Last month California became a sanctuary state when Governor Jerry Brown signed a new law that limits what state and local officials can say to federal immigration officers about people detained by police or awaiting trial. It also prohibits law enforcement from inquiring about a person's immigration status.

The law, known as SB 54, was championed by state senate president pro tem Kevin de Leon, who is running to replace Dianne Feinstein in the U.S. Senate. If elected, he would represent a state that is home to more than 2.3 million illegal aliens – a state where 45 percent of the population told the Census Bureau that a language other than English is spoken at home.
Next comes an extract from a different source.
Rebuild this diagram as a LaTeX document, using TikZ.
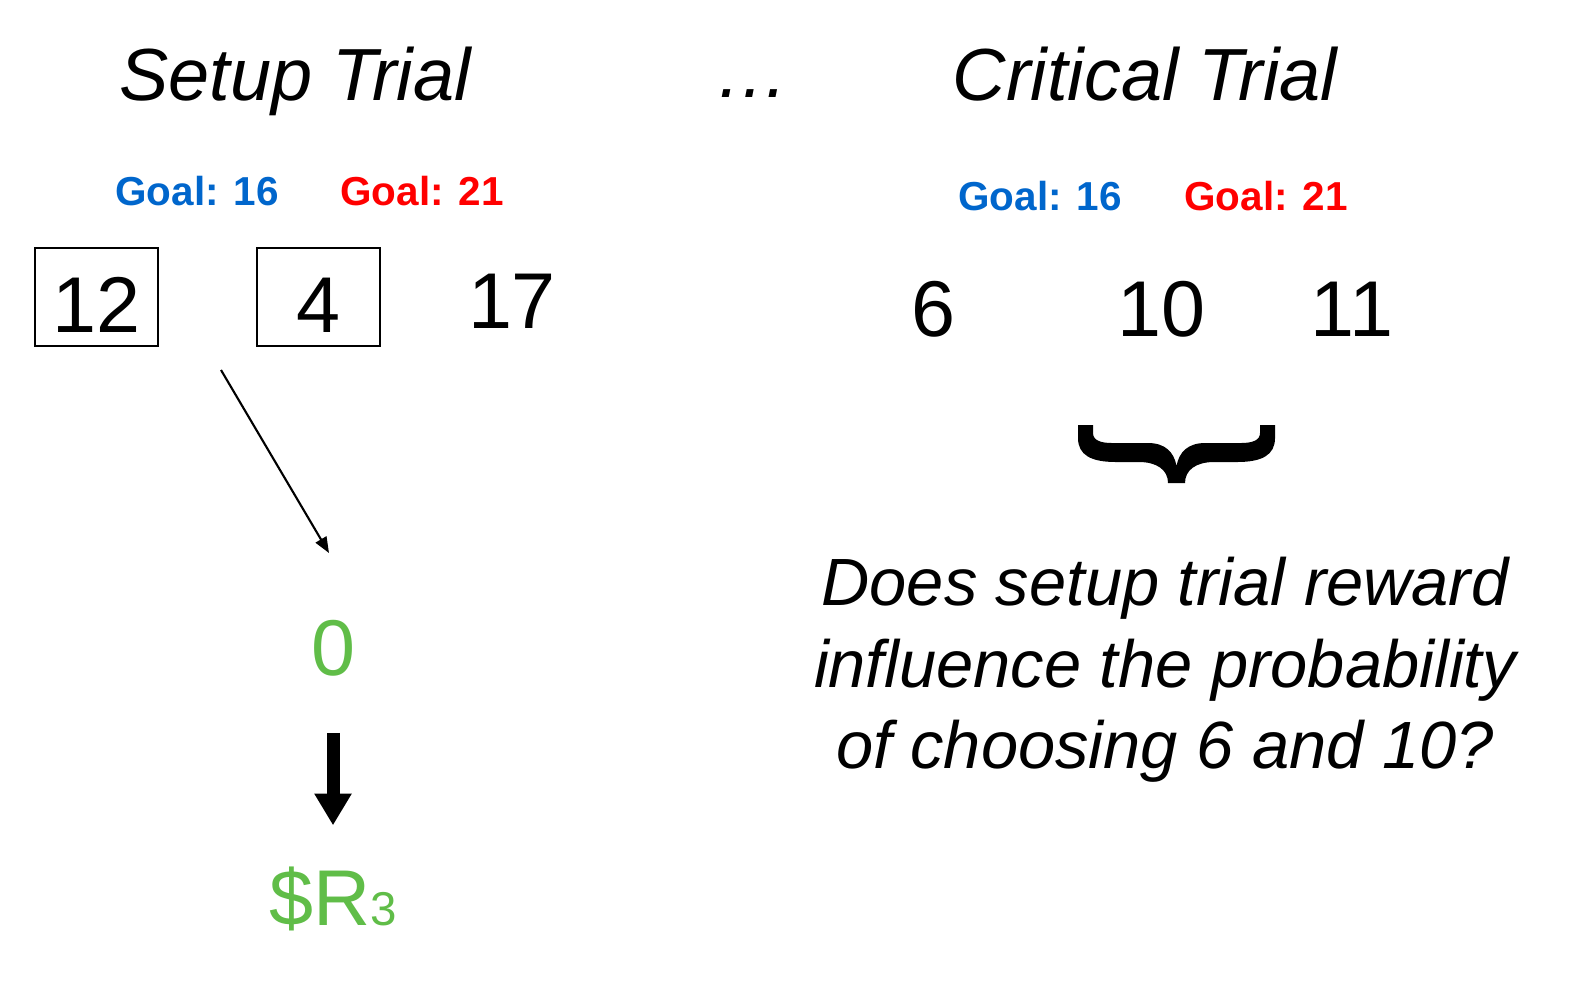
\documentclass[tikz,border=0pt]{standalone}
\usepackage{fontspec}
\setmainfont{Liberation Sans}
\usetikzlibrary{arrows.meta,positioning}
\definecolor{goalblue}{RGB}{0,102,204}
\definecolor{goalred}{RGB}{255,0,0}
\definecolor{rewgreen}{RGB}{96,189,72}

\begin{document}
\begin{tikzpicture}[x=0.01cm,y=-0.01cm,
  title/.style={font=\fontsize{21}{25}\selectfont\itshape,anchor=base,inner sep=0pt},
  goal/.style={font=\fontsize{11.5}{14}\selectfont\bfseries,anchor=base,inner sep=0pt},
  num/.style={font=\fontsize{22.5}{27}\selectfont,anchor=base,inner sep=0pt},
  numbox/.style={draw,line width=0.5pt,minimum width=35pt,minimum height=28pt,inner sep=0pt,
    text height=20pt,text depth=0pt,font=\fontsize{22.5}{27}\selectfont},
  question/.style={font=\fontsize{19}{23.2}\selectfont\itshape,align=center,inner sep=0pt},
  thinarrow/.style={line width=0.6pt,-{Triangle[width=3.5pt,length=4.5pt]}},
  bigarrow/.style={line width=3.7pt,-{Triangle[width=10pt,length=9pt]}}]
\useasboundingbox (0,0) rectangle (1580,996);

% Headings
\node[title] (setup) at (295,100) {Setup Trial};
\node[title] (dots) at (752,97) {…};
\node[title] (critical) at (1145,100) {Critical Trial};

% Setup trial
\node[goal,text=goalblue] (sgoalA) at (197,205) {Goal: 16};
\node[goal,text=goalred] (sgoalB) at (422,205) {Goal: 21};
\node[numbox] (n12) at (96.5,297) {12};
\node[numbox] (n4) at (318.5,297) {4};
\node[num] (n17) at (512,328) {17};

% Reward of the setup trial
\coordinate (sumpt) at (221,370);
\coordinate (sumtip) at (329,553);
\draw[thinarrow] (sumpt) -- (sumtip);
\node[num,text=rewgreen] (zero) at (333,675) {0};
\node[num,text=rewgreen] (reward) at (333,925) {\$R{\fontsize{13.5}{16}\selectfont 3}};
\draw[bigarrow,shorten <=16pt,shorten >=11.5pt] (zero.south) -- (reward.north);

% Critical trial
\node[goal,text=goalblue] (cgoalA) at (1040,210) {Goal: 16};
\node[goal,text=goalred] (cgoalB) at (1266,210) {Goal: 21};
\node[num] (n6) at (933,336) {6};
\node[num] (n10) at (1161,336) {10};
\node[num] (n11) at (1352,336) {11};
% brace under 10 and 11
\fill (1078,425) -- (1093,425) -- (1093,433) .. controls (1093,440) and (1100,443) .. (1112,443)
  -- (1148,443) .. controls (1165,443) and (1174,452) .. (1176.5,466)
  .. controls (1179,452) and (1188,443) .. (1205,443) -- (1241,443)
  .. controls (1253,443) and (1260,440) .. (1260,433) -- (1260,425) -- (1275,425) -- (1275,438)
  .. controls (1275,455) and (1262,462) .. (1237,462) -- (1214,462)
  .. controls (1196,462) and (1185,470) .. (1185,483) -- (1168,483)
  .. controls (1168,470) and (1157,462) .. (1139,462) -- (1116,462)
  .. controls (1091,462) and (1078,455) .. (1078,438) -- cycle;
\node[question] (ask) at (1165,670) {Does setup trial reward\\influence the probability\\of choosing 6 and 10?};
\end{tikzpicture}
\end{document}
The harm of sanctuary policies is illustrated by the case of Nery Israel Estrada-Margos, who was arrested by Santa Rosa, California police on August 18 after allegedly beating his girlfriend, Veronica Cabrera Ramirez, to death. The illegal alien had been arrested two weeks earlier, on August 2, for domestic violence, but released because he had no prior convictions.

The sheriff of Santa Rosa county, which has its own sanctuary policy, defended the prior release by claiming he gave a heads-up to agents of the federal Immigration and Customs Enforcement (ICE). In fact, local officials gave ICE only 16 minutes to travel over 60 miles, and the man was gone by the time ICE got there.

Similar atrocities have occurred in other sanctuary jurisdictions, which are mostly found in the 20 so-called blue states that voted for Hillary Clinton for president. In Maryland near Washington, D.C., Montgomery County officials ignored a detainer from ICE in order to release Mario Granados-Alvarado, who broke into an unmarked police car and stole an AR-15 and ammunition from the officer’s trunk.

Near the town of Brentwood on New York’s Long Island, three more young bodies were found bearing the marks of ritual killing by the gang called MS-13. They were Angel Soler, 15, from Honduras, who had been hacked to death with a machete; Javier Castillo, 16, from El Salvador; and Kerin Pineda, 19, from Honduras.

In Massachusetts, the popular columnist and talk-show host Howie Carr identified an assortment of violent crimes recently committed by “Third World illegal-alien criminals.” In just the last few weeks a Cambodian, an African, a Salvadoran, a Dominican, a Vietnamese, a Chinese, and a Liberian were charged or convicted of murder, assault, drug trafficking, identity fraud and resisting a federal officer.

The tax reform bill moving through Congress plugs one of the ways in which illegal aliens have been supporting themselves with federal tax credits. The bill requires a valid Social Security number to claim the Additional Child Tax Credit, under which $4.2 billion a year has been paid out to illegal aliens who lack a valid number.

That’s fine as far as it goes, but child tax credits should require a valid ID from both parents, not just one. An even better reform, which is not currently in the bill, would be to prohibit employers from getting a business tax deduction from wages paid to unauthorized alien workers.

According to the Center for Immigration Studies, $165 billion a year in deductible wages is currently being paid to illegal workers, thereby saving their employers about $25.4 billion a year in federal taxes. Plugging that gap would yield $254 billion over 10 years which could support additional tax cuts for law-abiding Americans.